“May you live in interesting times” is an age-old expression erroneously claimed to be a Chinese “curse”. It is said with the intent of wishing misfortune on someone. I felt like the target of the “curse” today, before the beginning of the 76th annual One World Day parade on Martin Luther King Jr. Drive near University Circle. The motto for the event is “Peace Through Mutual Understanding.”
As usual, I took part in the highlight of the day, a parade populated by people representing a wide array of nationalities and dressed in colorful native finery with one person carrying a green and white sign indicating the country they were representing. And as usual, this Vietnam War veteran walked behind the Vietnamese contingent in my 54-year-old U.S. Army Class A dress uniform complemented by my peace flag.
While standing in the shade before the parade started, a man walked up to me and in a rather indignant tone of voice took issue with me carrying a peace flag. I said, “Why? I’m promoting peace. I like peace more than war.” He felt I was insulting those who “served our country.” I said, “When people tell me ‘Thank you for serving our country’ I say, ‘I didn’t serve my country. I served deceitful, lying, fear-mongering, war-mongering politicians and their war-profiteering bed partners. “What did the war in Vietnam accomplish? Lots of death and destruction.”

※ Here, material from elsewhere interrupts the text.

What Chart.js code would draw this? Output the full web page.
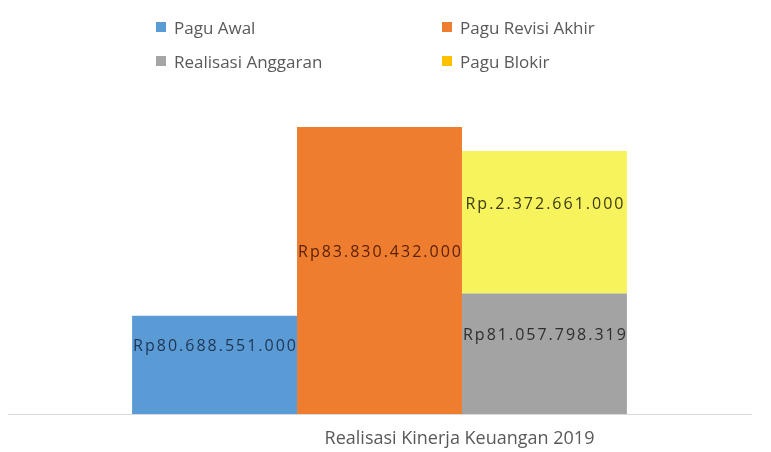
<!DOCTYPE html>
<html>
<head>
<meta charset="utf-8">
<script src="https://cdn.jsdelivr.net/npm/chart.js@4/dist/chart.umd.min.js"></script>
<style>
  html, body { margin: 0; padding: 0; background: #fff; }
  #wrap { position: relative; width: 771px; height: 452px; }
  #legend { position: absolute; left: 156px; top: 15px; display: grid;
    grid-template-columns: 286px 200px; row-gap: 10px;
    font-family: "Open Sans", sans-serif; font-size: 17px; color: #595959; }
  #legend .item { display: flex; align-items: center; height: 24px; white-space: nowrap; }
  #legend .sw { width: 10px; height: 10px; margin-right: 8px; }
</style>
</head>
<body>
<div id="wrap">
  <canvas id="chart" width="771" height="452"></canvas>
  <div id="legend"></div>
</div>
<script>
// Data
const categories = ["Realisasi Kinerja Keuangan 2019"];
const seriesNames = ["Pagu Awal", "Pagu Revisi Akhir", "Realisasi Anggaran", "Pagu Blokir"];
const paguAwal = [80688551000];
const paguRevisiAkhir = [83830432000];
const realisasiAnggaran = [81057798319];
const paguBlokir = [2372661000];
const labelPrefixes = ["Rp", "Rp", "Rp", "Rp."];

const barColors = ["#5b9bd5", "#ef7d2f", "#a3a3a3", "#f7f35c"];
const swatchColors = ["#5b9bd5", "#ed7d31", "#a5a5a5", "#ffc000"];
const labelColors = ["#1e3553", "#5c2100", "#2e2e2e", "#3b3a12"];

function fmt(v) {
  return new Intl.NumberFormat("id-ID", { maximumFractionDigits: 0 }).format(Math.round(v));
}

// draws the value labels on each bar (bars start below the axis min, so clamp to the chart area)
const valueLabels = {
  id: "valueLabels",
  afterDatasetsDraw(chart) {
    const ctx = chart.ctx;
    const area = chart.chartArea;
    ctx.save();
    ctx.font = "16px 'Open Sans'";
    ctx.letterSpacing = "2px";
    ctx.textAlign = "center";
    ctx.textBaseline = "middle";
    chart.data.datasets.forEach((ds, i) => {
      const meta = chart.getDatasetMeta(i);
      meta.data.forEach((bar, j) => {
        const top = Math.max(Math.min(bar.y, bar.base), area.top);
        const bottom = Math.min(Math.max(bar.y, bar.base), area.bottom);
        ctx.fillStyle = labelColors[i];
        ctx.fillText(labelPrefixes[i] + fmt(ds.data[j]), bar.x + 1, (top + bottom) / 2 - 18);
      });
    });
    ctx.restore();
  },
};

const allSeries = [paguAwal, paguRevisiAkhir, realisasiAnggaran, paguBlokir];
const stacks = ["a", "b", "c", "c"];

new Chart(document.getElementById("chart").getContext("2d"), {
  type: "bar",
  data: {
    labels: categories,
    datasets: allSeries.map((d, i) => ({
      label: seriesNames[i],
      data: d,
      stack: stacks[i],
      backgroundColor: barColors[i],
      borderWidth: 0,
      barPercentage: 1,
      categoryPercentage: 0.666,
    })),
  },
  options: {
    responsive: false,
    animation: false,
    layout: { padding: { top: 127, left: 8, right: 20, bottom: 0 } },
    plugins: {
      legend: { display: false },
      tooltip: { enabled: false },
    },
    scales: {
      x: {
        grid: { display: false, drawTicks: false },
        border: { display: true, color: "#d9d9d9", width: 1 },
        ticks: {
          color: "#595959",
          font: { family: "'Open Sans'", size: 18 },
          padding: 14,
          labelOffset: 80,
        },
        afterFit(scale) {
          scale.height = 38;
        },
      },
      y: {
        display: false,
        stacked: true,
        min: 79050000000,
        max: 83830432000,
      },
    },
  },
  plugins: [valueLabels],
});

// legend in two columns like the original
const legend = document.getElementById("legend");
seriesNames.forEach((name, i) => {
  const item = document.createElement("div");
  item.className = "item";
  const sw = document.createElement("span");
  sw.className = "sw";
  sw.style.background = swatchColors[i];
  const txt = document.createElement("span");
  txt.textContent = name;
  item.appendChild(sw);
  item.appendChild(txt);
  legend.appendChild(item);
});
</script>
</body>
</html>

The man, who said he served in Iraq, soon had his fill and walked away in disgust. I shouted, “I’m a Christian first and an American second—a follower of the Prince of Peace.” He retorted, “I’m an American.” After I noted that I had been drafted into the army he proudly said, “I enlisted!” I thought to myself, “Why?”
His lady friend stayed to talk a few more minutes, also not too happy with my presence. When I told her I’m promoting peace she disagreed, saying “You’re promoting hippies.” That surprised me, and I told her hippies were for peace. She then said “Hippies don’t believe in God” and I said “Many atheists are pro-peace.” The woman is a native of the former Yugoslavia and as we talked, her comments became more congenial. She noted the divisiveness in our country and said, “People should come together to find common ground.” I agreed, of course. As she started to walk away, the woman said, “It was nice chatting with you. God bless you.” I said, “You, too.”
“Peace through mutual understanding.”